Milvus源码分析：写流程

本文针对于milvus2.5.15版本的insert流程进行源码概要分析，以后陆续推出针对细节的源码分析

tips

VChannel = PChannel + Collection ID + Shard Index（Collection 级，逻辑隔离）
写流程通过MQ进行解耦，前半段是Proxy执行，后半段在DataNode持久化
go的chan关键字是异步通知的关键

1、Insert整体导图

2、源码解析：Proxy

请求的第一步：打到Proxy#Insert

2.1 Proxy#Insert

封装成InsertTask；
保存进入异步队列
等待队列执行完成
监控打点、返回结果

scss 复制代码

func (node *Proxy) Insert(ctx context.Context, request *milvuspb.InsertRequest) (*milvuspb.MutationResult, error) {
    
    ......
    
    it := &insertTask{}
    ......
    // 入异步队列（那quque的类型一共有几种呢？

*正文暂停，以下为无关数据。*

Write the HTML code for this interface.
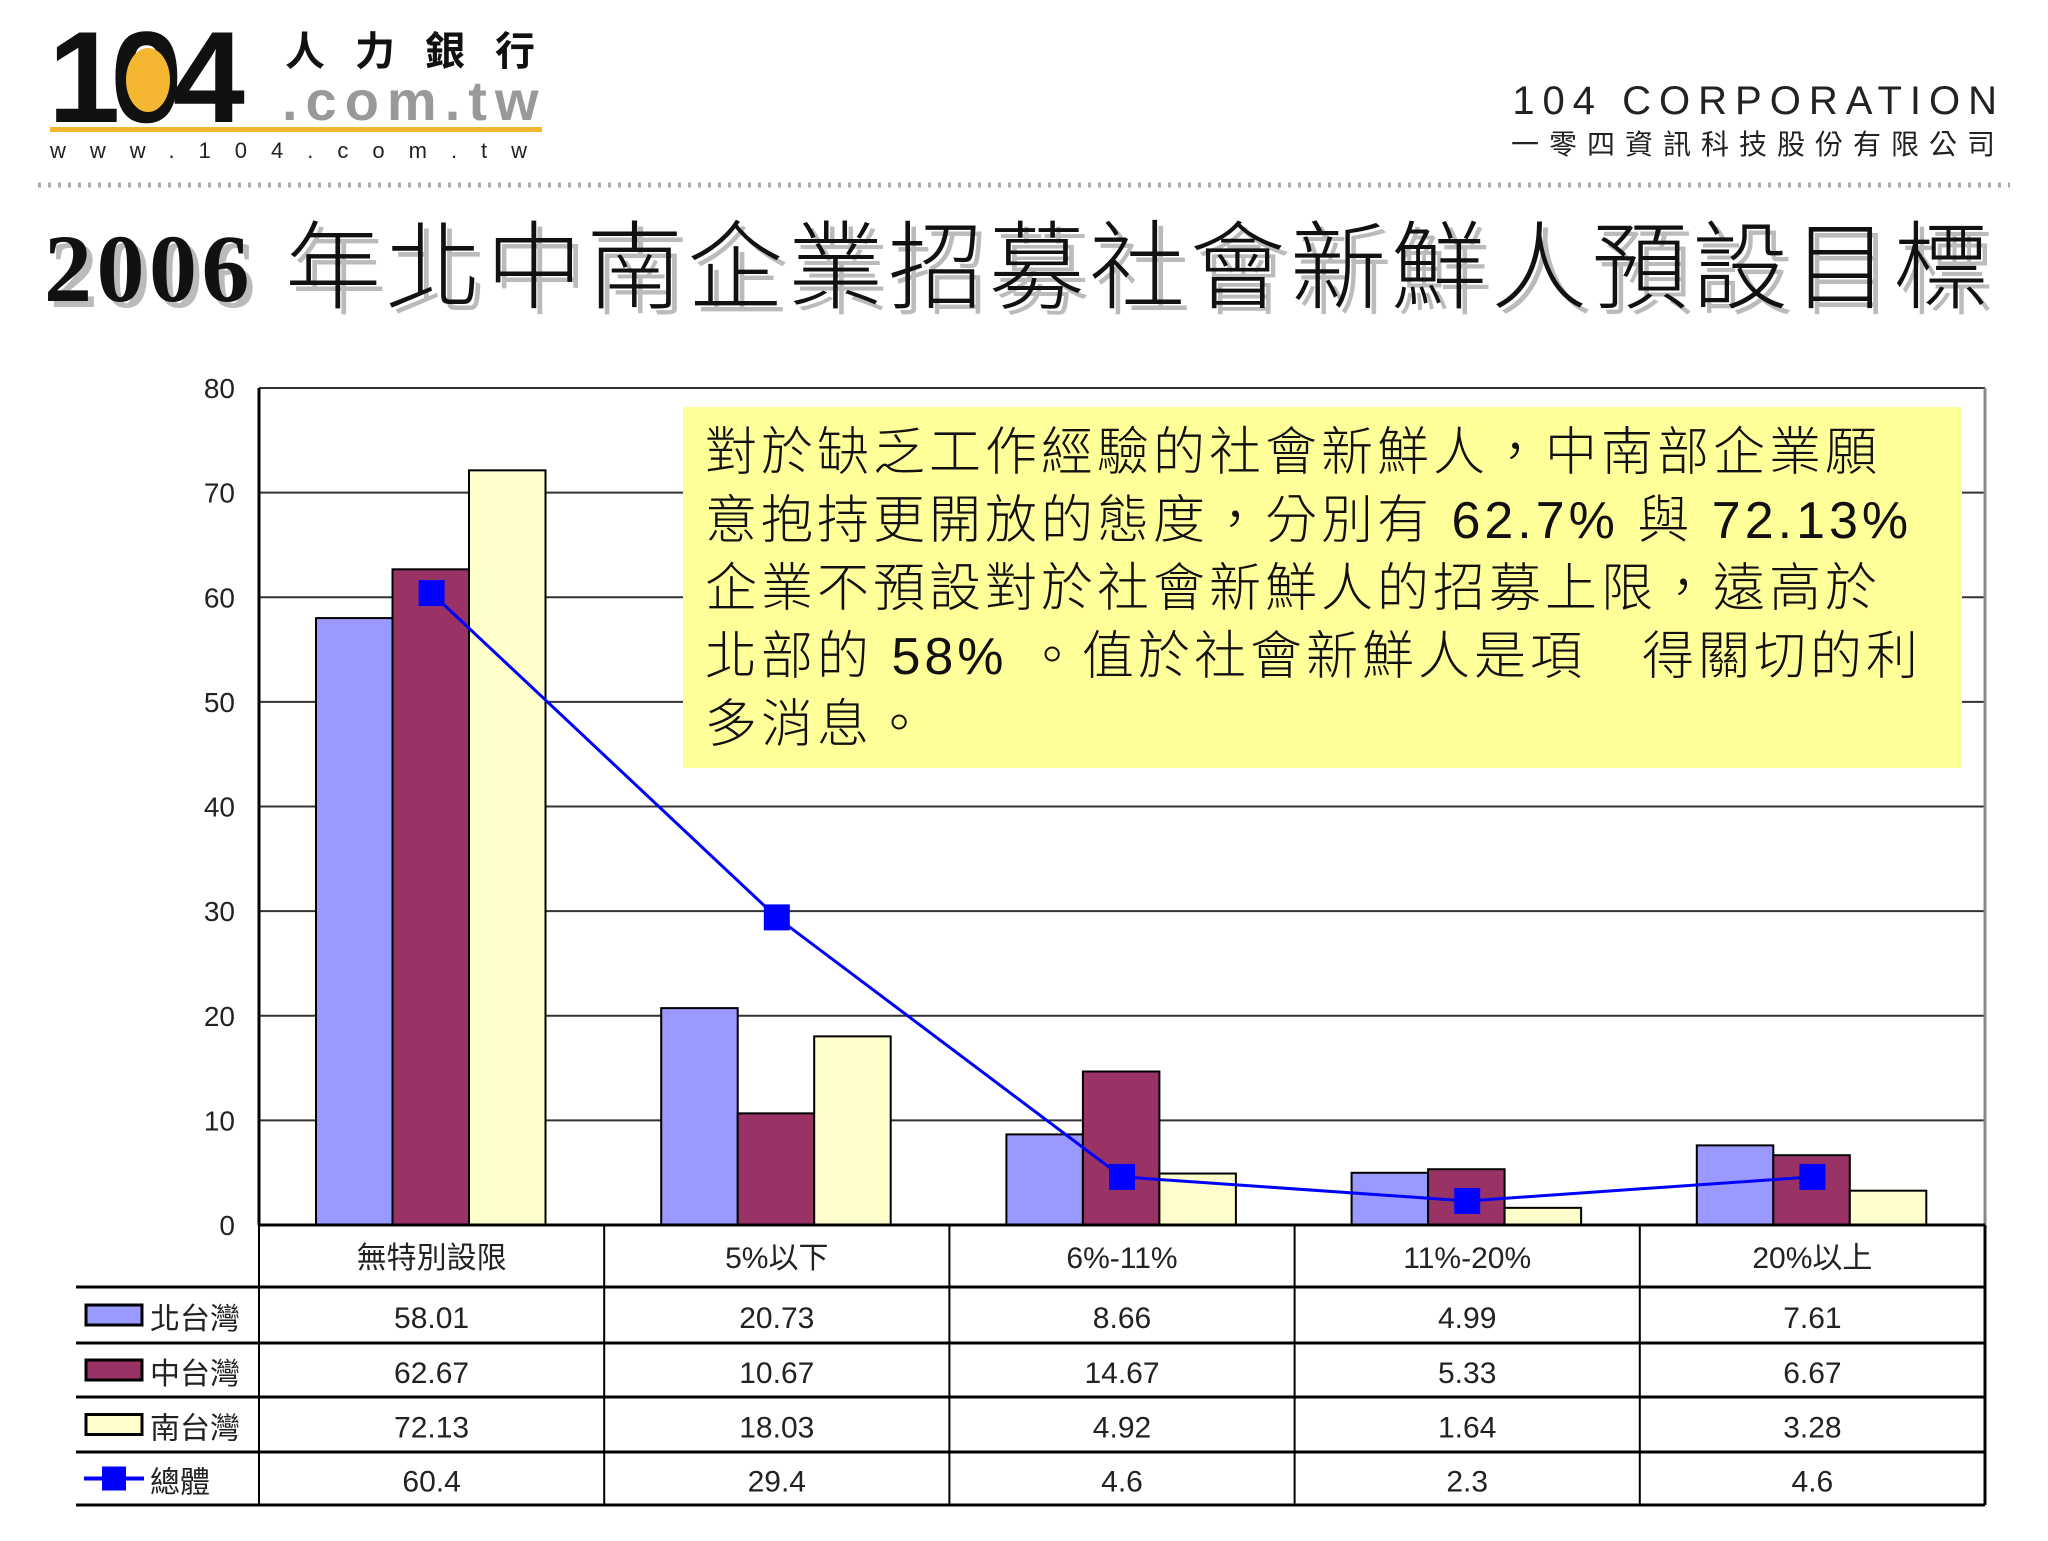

）
    if err := node.sched.dmQueue.Enqueue(enqueuedTask); err != nil {
       log.Warn("Failed to enqueue insert task: " + err.Error())
    .......
    }

    log.Debug("Detail of insert request in Proxy")
   // 等待异步任务结束
    if err := it.WaitToFinish(); err != nil {
       log.Warn("Failed to execute insert task in task scheduler: " + err.Error())
       metrics.ProxyFunctionCall.WithLabelValues(strconv.FormatInt(paramtable.GetNodeID(), 10), method,
          metrics.FailLabel, request.GetDbName(), request.GetCollectionName()).Inc()
       return constructFailedResponse(err), nil
    }

  ......
  // 上报监控打点； insert的耗时、qps等
    metrics.ProxyInsertVectors.
       WithLabelValues(nodeID, dbName, collectionName).
       Add(float64(successCnt))
    metrics.ProxyMutationLatency.
       WithLabelValues(nodeID, metrics.InsertLabel, dbName, collectionName).
       Observe(float64(tr.ElapseSpan().Milliseconds()))
    metrics.ProxyCollectionMutationLatency.
       WithLabelValues(nodeID, metrics.InsertLabel, collectionName).
       Observe(float64(tr.ElapseSpan().Milliseconds()))
    return it.result, nil
}

主要流程定义在taskScheduler#processTask（和search的核心流程一致）核心的功能在InsertTask#PreExecute、Execute、PostExecute；

2.1.1 疑问：dmQueue的异步轮训在哪里启动呢？

答案是在task_Scheduler.go#Start的方法；（具体如何启动的源码：且待下文分析）

Loop一共有4种类型

difinitionLoop：对Database、Collection、Alias、ResourceGroup这些资源的操作；
controlLoop: 只有Flush操作
manipulationLoop：主要是insert、update、delete三种类型
queryLoop：是query、search类型

scss 复制代码

func (sched *taskScheduler) Start() error {
    sched.wg.Add(1)
    go sched.definitionLoop()

    sched.wg.Add(1)
    go sched.controlLoop()

    sched.wg.Add(1)
    go sched.manipulationLoop()

    sched.wg.Add(1)
    go sched.queryLoop()

    return nil
}

2.2 InsertTask#PreExecute

主要做数据校验

collectionId是否存在、insertSize是否大于阈值，动态字段的校验
申请全局唯一rowId
提取partitionKey
NaN、长度、容量验证

go 复制代码

func (it *insertTask) PreExecute(ctx context.Context) error {

   // 数据校验，比如：collection是否存在，insert的batch条数是否过多
   
   .....

// 申请全局唯一的ID
    rowNums := uint32(it.insertMsg.NRows())
    // set insertTask.rowIDs
    var rowIDBegin UniqueID
    var rowIDEnd UniqueID
    tr := timerecord.NewTimeRecorder("applyPK")
    rowIDBegin, rowIDEnd, _ = it.idAllocator.Alloc(rowNums)
    metrics.ProxyApplyPrimaryKeyLatency.WithLabelValues(strconv.FormatInt(paramtable.GetNodeID(), 10)).Observe(float64(tr.ElapseSpan().Milliseconds()))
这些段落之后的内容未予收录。